When Geordi La Forge left his career as helmsman and chief engineer of the starship Enterprise , he found a new calling—as a champion of literacy to Earth’s children. Known to us as LeVar Burton, he took the helm of Reading Rainbow in 1983. (I know the television sequence of events runs backwards here, The Next Generation not premiering until 1987 and all, but the man was a chief engineer… I’m sure he found some ripple in the fabric of space-time to exploit. But you don’t have to take my word for it. Okay, yeah, you do.)
But, after 26 years on the air, nobody is putting up the cash to renew Reading Rainbow‘s broadcasting rights (NPR story here), leaving a void in the world of peer-reviewed children’s literature. Having been on the air since before I was literate, I’ve taken it for granted that Reading Rainbow would always be around. Along with Mister Rogers’ Neighborhood and Sesame Street—which, by the way, are the only two children’s series that ran for longer on PBS—Reading Rainbow was an integral part of my generation’s upbringing—being raised on television as we were. We would watch it at home and in school, and it was not an uncommon occurrence for everyone in a room to spontaneously break out in the theme-song, which everyone knew. Butterfly in the sky… Not since 3-2-1 Contact had a song took such a hold of our developing minds.
So, in remembrance of a fine show with a noble purpose, let’s join together in song one last time. I can go anywhere! And, Oh, the Places You’ll Go! (More on that below.)
We try to do our small part to support children’s books here as well. Jack and Todd chose Dr.

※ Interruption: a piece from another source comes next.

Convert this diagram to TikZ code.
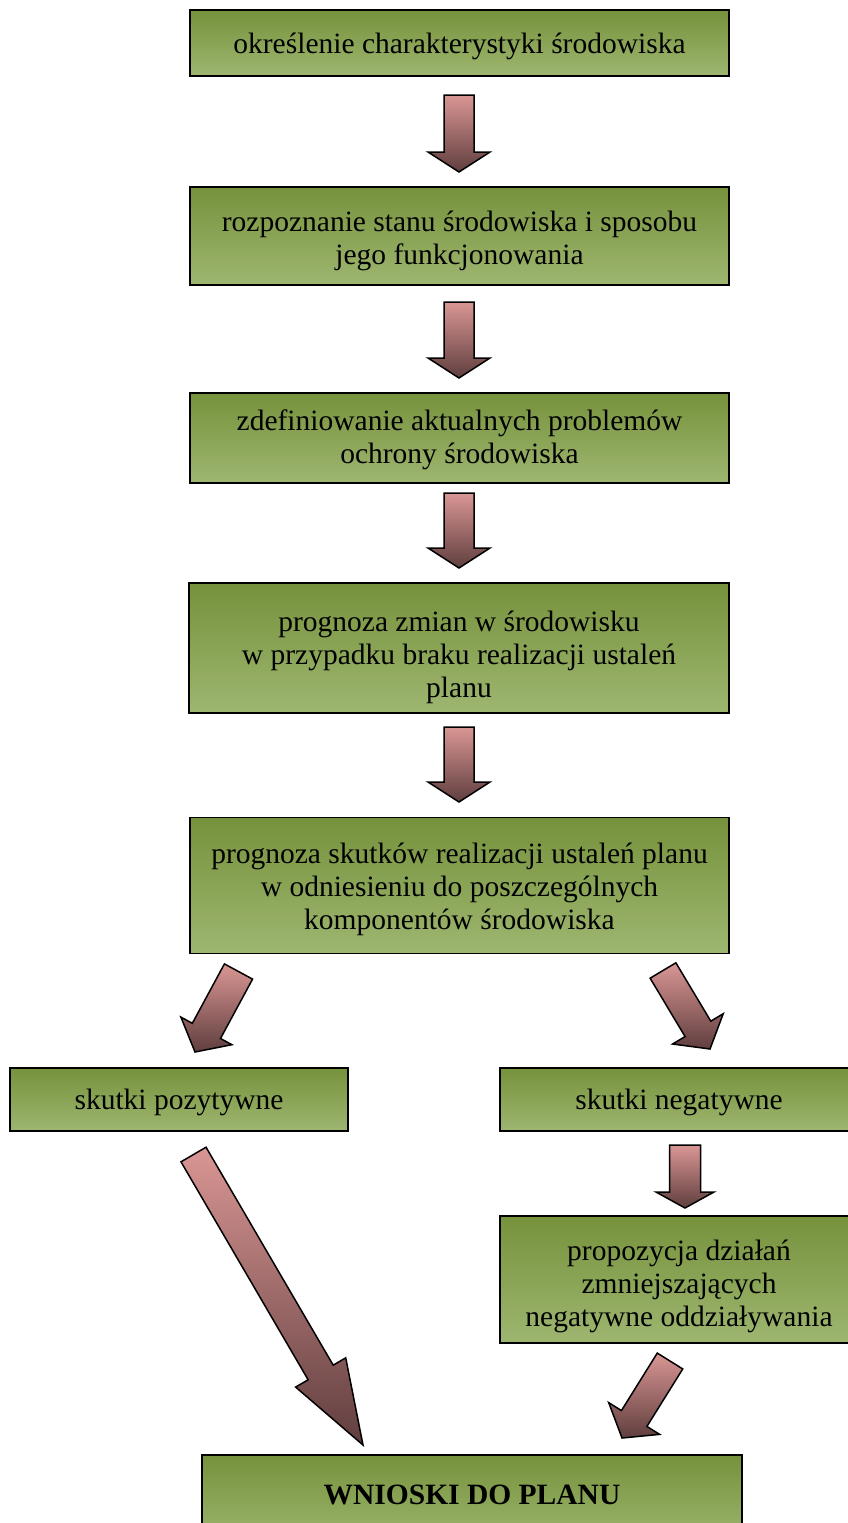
\documentclass[tikz,border=0pt]{standalone}
\usepackage{fontspec}
\setmainfont{Liberation Serif}
\usetikzlibrary{calc}
\definecolor{gtop}{RGB}{118,146,60}
\definecolor{gbot}{RGB}{158,182,112}
\definecolor{atop}{RGB}{217,150,148}
\definecolor{abot}{RGB}{96,62,62}
\tikzset{
  box/.style={rectangle, draw=black, line width=1.8pt, top color=gtop, bottom color=gbot, inner sep=0pt},
  boxtext/.style={align=center, inner sep=0pt, font=\fontsize{29.5}{33}\selectfont},
  fat/.style={draw=black, line width=1.5pt, line join=miter, top color=atop, bottom color=abot},
}
% #2 start, #3 tip, #4 shaft half width, #5 head half width, #6 head length
\newcommand\fatarrow[6][]{%
  \coordinate (fa-h) at ($(#3)!#6!(#2)$);
  \path[fat,#1] ($(#2)!#4!90:(#3)$) -- ($(fa-h)!#4!-90:(#2)$) -- ($(fa-h)!#5!-90:(#2)$)
    -- (#3) -- ($(fa-h)!#5!90:(#2)$) -- ($(fa-h)!#4!90:(#2)$) -- ($(#2)!#4!-90:(#3)$) -- cycle;
}
\begin{document}
\begin{tikzpicture}[x=1pt,y=-1pt]
\useasboundingbox (0,0) rectangle (848,1523);
% boxes
\node[box, minimum width=539pt, minimum height=66pt]  (b1) at (459.5,43) {};
\node[box, minimum width=539pt, minimum height=98pt]  (b2) at (459.5,236) {};
\node[box, minimum width=539pt, minimum height=90pt]  (b3) at (459.5,438) {};
\node[box, minimum width=540pt, minimum height=130pt] (b4) at (459,648) {};
\node[box, minimum width=539pt, minimum height=136pt] (b5) at (459.5,885.5) {};
\node[box, minimum width=338pt, minimum height=63pt]  (b6) at (179,1099.5) {};
\node[box, minimum width=358pt, minimum height=63pt]  (b7) at (679,1099.5) {};
\node[box, minimum width=358pt, minimum height=127pt] (b8) at (679,1279.5) {};
\node[box, minimum width=540pt, minimum height=90pt]  (b9) at (472,1500) {};
% texts
\node[boxtext, yshift=-3pt] (t1) at (b1.center) {określenie charakterystyki środowiska};
\node[boxtext, yshift=-5pt] (t2) at (b2.center) {rozpoznanie stanu środowiska i sposobu\\jego funkcjonowania};
\node[boxtext, yshift=-2pt] (t3) at (b3.center) {zdefiniowanie aktualnych problemów\\ochrony środowiska};
\node[boxtext, yshift=-9pt] (t4) at (b4.center) {prognoza zmian w środowisku\\w przypadku braku realizacji ustaleń\\planu};
\node[boxtext, yshift=-4pt] (t5) at (b5.center) {prognoza skutków realizacji ustaleń planu\\w odniesieniu do poszczególnych\\komponentów środowiska};
\node[boxtext, yshift=-3pt] (t6) at (b6.center) {skutki pozytywne};
\node[boxtext, yshift=-3pt] (t7) at (b7.center) {skutki negatywne};
\node[boxtext, yshift=-7pt] (t8) at (b8.center) {propozycja działań\\zmniejszających\\negatywne oddziaływania};
\node[boxtext, font=\fontsize{29.5}{33}\selectfont\bfseries] (t9) at (472,1495) {WNIOSKI DO PLANU};
% arrow end points
\coordinate (a1s) at (459,95);   \coordinate (a1t) at (459,172);
\coordinate (a2s) at (459,302);  \coordinate (a2t) at (459,378);
\coordinate (a3s) at (459,493);  \coordinate (a3t) at (459,568);
\coordinate (a4s) at (459,727);  \coordinate (a4t) at (459,802);
\coordinate (l1s) at (238.5,971.5); \coordinate (l1t) at (195,1052);
\coordinate (r1s) at (663,970.5);   \coordinate (r1t) at (710,1049);
\coordinate (a5s) at (685,1145); \coordinate (a5t) at (685,1208);
\coordinate (lls) at (193.5,1154.5); \coordinate (llt) at (363,1445);
\coordinate (r2s) at (670,1361);  \coordinate (r2t) at (622,1438);
% arrows
\fatarrow{a1s}{a1t}{15pt}{31pt}{20pt}
\fatarrow{a2s}{a2t}{15pt}{31pt}{20pt}
\fatarrow{a3s}{a3t}{15pt}{31pt}{20pt}
\fatarrow{a4s}{a4t}{15pt}{31pt}{20pt}
\fatarrow{l1s}{l1t}{16pt}{29pt}{24pt}
\fatarrow{r1s}{r1t}{15pt}{29.5pt}{23.5pt}
\fatarrow{a5s}{a5t}{15.5pt}{29pt}{16pt}
\fatarrow{lls}{llt}{14.5pt}{29pt}{84pt}
\fatarrow{r2s}{r2t}{15pt}{30pt}{23pt}
\end{tikzpicture}
\end{document}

Seuss’s Oh, the Places You’ll Go! as one of The 100 best Business Books of All Time, and we recommended others in a sidebar of the book called Business Books for Kids of All Ages. I’ve excerpted that below.
Business Books for Kids of All Ages BY REBECCA SCHLEI HARTMAN
Sometimes to think outside the box you have to draw outside the lines. Draw inspiration, that is, from unlikely sources. “All grown-ups were children first,” wrote Antoine De Saint-Exupéry. Whether it’s time to reevaluate, rejuvenate, or simply escape the demands of our busy lives, we recommend returning to the stories and lessons that were most impressive to us as children. The truths you’ll find there are timeless. Here are a few stories in which we find inspiration again and again.

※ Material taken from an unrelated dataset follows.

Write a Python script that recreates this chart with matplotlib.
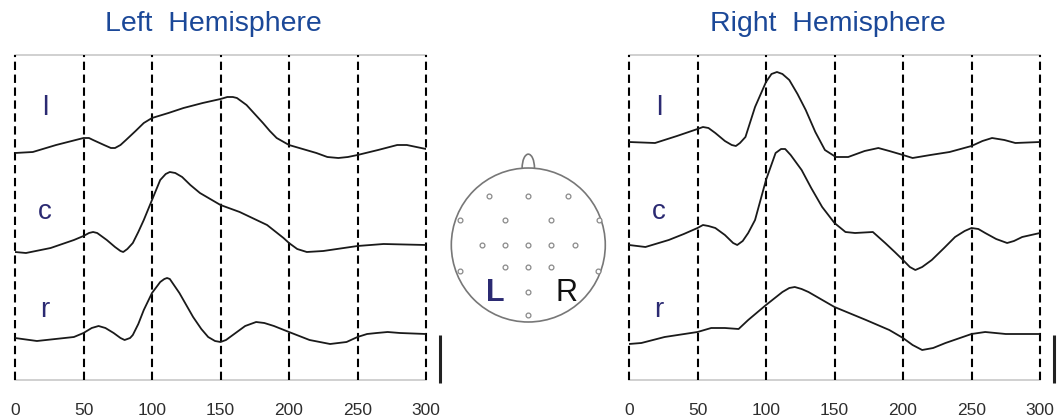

Le petit prince, or The Little Prince, is Antoine De Saint-Exupéry’s classic novella about a small, extraterrestrial boy who changes a grown man’s life by reminding him of simple truths too often forgotten with age: Children learn by asking questions. Flowers bloom when they are nurtured. Work is futile when it lacks purpose. You must experience the world to appreciate it. There is still time to make friends. And, perhaps most profoundly, On ne voit bien qu’avec le coeur, l’essentiel est invisible pour les yeux—”One sees clearly only with the heart. Anything essential is invisible to the eyes” (63). The Little Prince will put you in a renewed frame of mind; you might even look up at the stars tonight.
Based on a short story by Leo Tolstoy, Jon J. Muth’s The Three Questions follows a small boy, Nikolai, as he searches for answers to three questions: “When is the best time to do things?” “Who is the most important one?” and “What is the right thing to do?” As Nikolai visits his animal friends and helps a few in need, he learns—with a little help from an old turtle named Leo—that he already possesses the answers. Jon J. Muth’s concise prose and serene watercolors make The Three Questions a contemplative read for children and adults alike.
Kevin Carroll’s Rules of the Red Rubber Ball is a creative little book with a big message for people of all ages: no matter what you do, pursue that which makes you most happy…and pursue it with abandon. For the young Carroll growing up on the streets of Philadelphia, the playground was his refuge and passion. Rules of the Red Rubber Ball is both his remarkable story of chasing that red rubber ball for the rest of his life, and also a powerful charge to dream big, take chances, and make time for play in everything you do.
In Walk On! A Guide for Babies of All Ages, Marla Frazee uses Baby’s experience of learning to walk as a metaphor for knowing how to get out of a rut, take chances, overcome obstacles, and determine who and what to trust. It’s the earliest “try, try again” experience we have as humans. “See how different everything looks from here?” Walk On! reminds us that sometimes you have to stand on your own two feet to find a new perspective on the world.